In 1913, the Women's Club assumed operations. The library was moved to the club's headquarters, today the site of Florida Studio Theatre, where it remained from 1915 to 1931. The Sarasota County School Board then donated a wing of a school building on Main Street when more space was needed to accommodate the library's growing collections. In 1940, the city assumed control of the library, and one year later moved it to the Chidsey Library on Tamiami Trail.

In 1976, a new library was built on the bayfront and named the Selby Library in honor of the William G. and Marie Selby Foundation, whose donated funds made the new library possible. This permanent endowment was established by William Selby before his death in 1956.

The library moved from its bay front location to its new downtown location at Five Points Park in 1998, keeping its Selby name.

William H. Jervey Jr. Venice Library
The Venice Library was built in 1965. In 2012, mold was discovered in one of the library's meeting rooms in which the county underwent efforts to clean the building. However, the problem persisted, and in 2014 mold returned to the meeting room. As a result, county officials closed down the meeting room as mold continued to spread throughout the library.

In spring 2017, the original Venice Library was demolished and construction began in the fall for a new library. The William H. Jervey Jr.
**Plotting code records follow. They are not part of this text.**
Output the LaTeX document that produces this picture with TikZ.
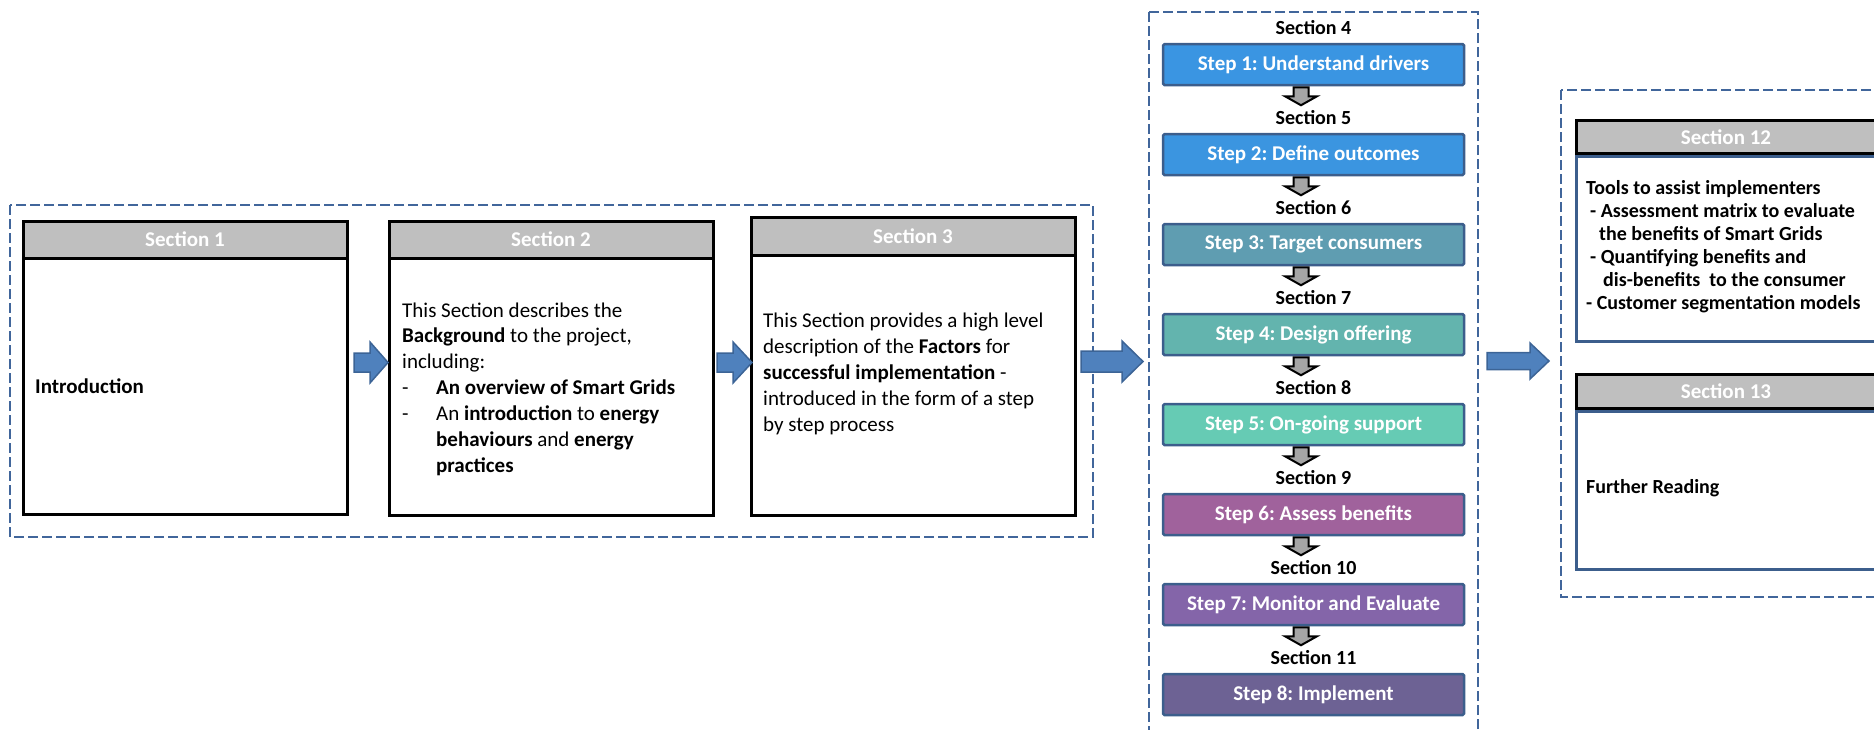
\documentclass[tikz,border=0pt]{standalone}
\usepackage{fontspec}
\setmainfont{Carlito}
\usetikzlibrary{calc}
\frenchspacing

\definecolor{dashblue}{HTML}{41669B}
\definecolor{headgrey}{HTML}{BFBFBF}
\definecolor{arrowblue}{HTML}{4F81BD}
\definecolor{arrowedge}{HTML}{3C6496}
\definecolor{stepedge}{HTML}{3C5E8C}
\definecolor{downgrey}{HTML}{A5A5A5}
\definecolor{stepA}{HTML}{3A95E2}
\definecolor{stepB}{HTML}{3B95E0}
\definecolor{stepC}{HTML}{5F9DB1}
\definecolor{stepD}{HTML}{63B4AE}
\definecolor{stepE}{HTML}{66CBB4}
\definecolor{stepF}{HTML}{A0629C}
\definecolor{stepG}{HTML}{8465A9}
\definecolor{stepH}{HTML}{6D6294}

% right-pointing block arrow: tail x, head base x, tip x, centre y, body half, head half
\newcommand\rblock[6]{%
  \draw[bluearrow] (#1,{#4-#5}) -- (#2,{#4-#5}) -- (#2,{#4-#6}) -- (#3,#4)
    -- (#2,{#4+#6}) -- (#2,{#4+#5}) -- (#1,{#4+#5}) -- cycle;}

\begin{document}
\begin{tikzpicture}[x=1pt,y=-1pt,
  groupbox/.style={draw=dashblue, line width=2.5pt, dash pattern=on 10pt off 4pt},
  secbody/.style={draw=black, line width=3pt, fill=white, inner sep=0pt},
  secbodyblue/.style={draw=stepedge, line width=3pt, fill=white, inner sep=0pt},
  sechead/.style={draw=black, line width=3pt, fill=headgrey, text=white, inner sep=0pt,
    font=\fontsize{21pt}{25pt}\selectfont\bfseries},
  bodytext/.style={anchor=base west, inner sep=0pt, align=left,
    font=\fontsize{21pt}{25.9pt}\selectfont},
  tooltext/.style={anchor=base west, inner sep=0pt, align=left,
    font=\fontsize{20pt}{23pt}\selectfont\bfseries},
  stepbox/.style={draw=stepedge, line width=2.5pt, rounded corners=1.5pt, text=white,
    minimum width=301pt, minimum height=41pt, inner sep=0pt,
    font=\fontsize{21pt}{24pt}\selectfont\bfseries},
  seclabel/.style={anchor=base, inner sep=0pt, font=\fontsize{20pt}{24pt}\selectfont\bfseries},
  bluearrow/.style={fill=arrowblue, draw=arrowedge, line width=1.5pt, line join=miter},
  greyarrow/.style={fill=downgrey, draw=black, line width=2pt, line join=miter}]

\useasboundingbox (0,0) rectangle (1874,729);
\clip (0,0) rectangle (1874,729);

% dashed groups
\draw[groupbox] (10,205) rectangle (1093,537);
\draw[groupbox] (1149,12) rectangle (1478,745);
\draw[groupbox] (1561,90) rectangle (1895,597);

% Section 1
\node[secbody, minimum width=324pt, minimum height=293pt] (s1) at (185,367.5) {};
\node[sechead, minimum width=324pt, minimum height=37pt, anchor=north] (h1) at (s1.north) {Section 1};
\node[bodytext] (t1) at (35,393) {\textbf{Introduction}};

% Section 2 (multi-line text is placed by the baseline of its last line)
\node[secbody, minimum width=324pt, minimum height=294pt] (s2) at (551,368) {};
\node[sechead, minimum width=324pt, minimum height=37pt, anchor=north] (h2) at (s2.north) {Section 2};
\node[bodytext] (t2) at (402,472.4) {This Section describes the\\
  \textbf{Background} to the project,\\
  including:\\
  \makebox[34pt][l]{-}\textbf{An overview of Smart Grids}\\
  \makebox[34pt][l]{-}An \textbf{introduction} to \textbf{energy}\\
  \hspace*{34pt}\textbf{behaviours} and \textbf{energy}\\
  \hspace*{34pt}\textbf{practices}};

% Section 3
\node[secbody, minimum width=324pt, minimum height=298pt] (s3) at (913,366) {};
\node[sechead, minimum width=324pt, minimum height=38pt, anchor=north] (h3) at (s3.north) {Section 3};
\node[bodytext] (t3) at (763,431) {This Section provides a high level\\
  description of the \textbf{Factors} for\\
  \textbf{successful implementation} -\\
  introduced in the form of a step\\
  by step process};

% Sections 4 to 11: the step sequence
\foreach \txt/\col [count=\i] in {Step 1: Understand drivers/stepA,
    Step 2: Define outcomes/stepB, Step 3: Target consumers/stepC,
    Step 4: Design offering/stepD, Step 5: On-going support/stepE,
    Step 6: Assess benefits/stepF, Step 7: Monitor and Evaluate/stepG,
    Step 8: Implement/stepH} {
  \pgfmathsetmacro\yc{64.5+90*(\i-1)}
  \pgfmathtruncatemacro\secno{\i+3}
  \node[stepbox, fill=\col] (st\i) at (1313.5,\yc) {\txt};
  \node[seclabel] (l\secno) at (1313.5,{\yc-30.5}) {Section \secno};
}
\foreach \i in {1,...,7} {
  \begin{scope}[shift={(st\i.south)}]
    \draw[greyarrow] (-20,1) -- (-5,1) -- (-5,10) -- (3.5,10) -- (-12.5,19)
      -- (-28.5,10) -- (-20,10) -- cycle;
  \end{scope}
}

% Section 12
\node[sechead, minimum width=300pt, minimum height=33pt, anchor=north] (h12) at (1726,119) {Section 12};
\node[secbodyblue, minimum width=300pt, minimum height=185pt, anchor=north] (s12) at (h12.south) {};
\node[tooltext] (t12) at (1586,309) {Tools to assist implementers\\
  \hspace*{4pt}- Assessment matrix to evaluate\\
  \hspace*{13pt}the benefits of Smart Grids\\
  \hspace*{4pt}- Quantifying benefits and\\
  \hspace*{17pt}dis-benefits\ \ to the consumer\\
  - Customer segmentation models};

% Section 13
\node[sechead, minimum width=300pt, minimum height=34pt, anchor=north] (h13) at (1726,373) {Section 13};
\node[secbodyblue, minimum width=300pt, minimum height=158pt, anchor=north] (s13) at (h13.south) {};
\node[tooltext] (t13) at (1586,493) {Further Reading};

% flow arrows between the groups
\rblock{354}{370}{388}{362.5}{9.5}{20.5}
\rblock{717}{733}{752}{362.5}{9.5}{20.5}
\rblock{1081}{1122}{1143}{361.5}{10.5}{20.5}
\rblock{1487}{1530}{1549}{361}{8.5}{18}

\end{tikzpicture}
\end{document}
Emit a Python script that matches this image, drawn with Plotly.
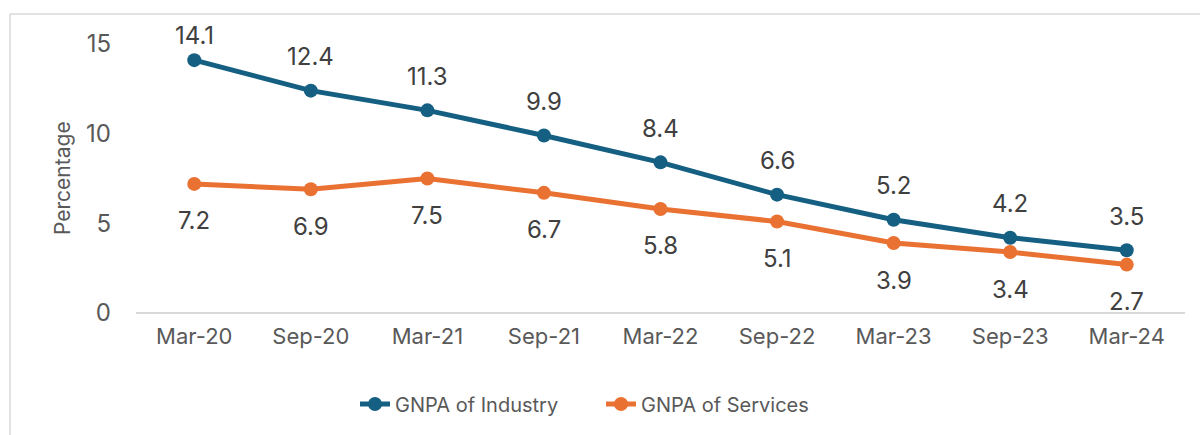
import plotly.graph_objects as go

categories = ["Mar-20", "Sep-20", "Mar-21", "Sep-21", "Mar-22", "Sep-22", "Mar-23", "Sep-23", "Mar-24"]
industry = [14.1, 12.4, 11.3, 9.9, 8.4, 6.6, 5.2, 4.2, 3.5]
services = [7.2, 6.9, 7.5, 6.7, 5.8, 5.1, 3.9, 3.4, 2.7]
y_ticks = [0, 5, 10, 15]

W, H = 1200, 435
L, R, T, B = 136, 15, 44, 122
pw, ph = W - L - R, H - T - B
YMAX = 15

FONT = "Inter, Roboto, Liberation Sans, sans-serif"
BLUE, ORANGE = "#156082", "#E97132"
LABEL_SIZE = 24

fig = go.Figure()
for name, vals, col in [("GNPA of Industry", industry, BLUE), ("GNPA of Services", services, ORANGE)]:
    fig.add_trace(go.Scatter(
        x=categories, y=vals, name=name, mode="lines+markers",
        line=dict(color=col, width=5), marker=dict(size=14, color=col),
        cliponaxis=False,
    ))

# data labels: industry above, services below
for c, v in zip(categories, industry):
    point_px = T + (YMAX - v) * ph / YMAX
    shift = min(34, point_px - 36)
    fig.add_annotation(x=c, y=v, text=f"{v:.1f}", showarrow=False, yshift=shift,
                       font=dict(size=LABEL_SIZE, color="#404040", family=FONT))
for c, v in zip(categories, services):
    fig.add_annotation(x=c, y=v, text=f"{v:.1f}", showarrow=False, yshift=-37,
                       font=dict(size=LABEL_SIZE, color="#404040", family=FONT))

def px_x(p):
    return (p - L) / pw

def px_y(p):
    return 1 - (p - T) / ph

fig.add_shape(type="rect", xref="paper", yref="paper",
              x0=px_x(10), x1=px_x(1215), y0=px_y(14), y1=px_y(460),
              line=dict(color="#d9d9d9", width=1.5), fillcolor="rgba(0,0,0,0)", layer="below")

fig.add_annotation(text="Percentage", xref="paper", yref="paper",
                   x=px_x(62), y=px_y(178), xanchor="center", yanchor="middle",
                   textangle=-90, showarrow=False,
                   font=dict(size=21, color="#595959", family=FONT))

fig.update_layout(
    width=W, height=H,
    margin=dict(l=L, r=R, t=T, b=B, autoexpand=False),
    plot_bgcolor="white", paper_bgcolor="white",
    font=dict(family=FONT, color="#595959", size=22),
    xaxis=dict(type="category", range=[-0.5, 8.5], showgrid=False, showline=False,
               zeroline=False, ticks="", tickfont=dict(size=22, color="#595959"),
               ticklabelstandoff=8, automargin=False),
    yaxis=dict(range=[0, YMAX], tickvals=y_ticks, showgrid=False, showline=False,
               zeroline=True, zerolinecolor="#d9d9d9", zerolinewidth=2,
               ticks="", tickfont=dict(size=24, color="#595959"), ticklabelstandoff=24,
               automargin=False),
    legend=dict(orientation="h", x=355 / W, xref="container", xanchor="left",
                y=1 - 404 / H, yref="container", yanchor="middle",
                font=dict(size=20, color="#595959"), itemwidth=30, tracegroupgap=0,
                entrywidth=201, entrywidthmode="pixels"),
    showlegend=True,
)

fig.write_html("out.html", config={"displayModeBar": False},
               post_script="document.body.style.margin='0';document.body.style.padding='0';")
Venice Public Library opened on December 15, 2018. This new building is a  structure with  of usable space with the implementation of glass to allow for natural light.

The building is named after William H. Jervey, Jr. who donated $1 million towards the project. He was initially critical of the closing of the original library. Jervey also donated $250,000 as an estate gift to the entire Sarasota Public Library System.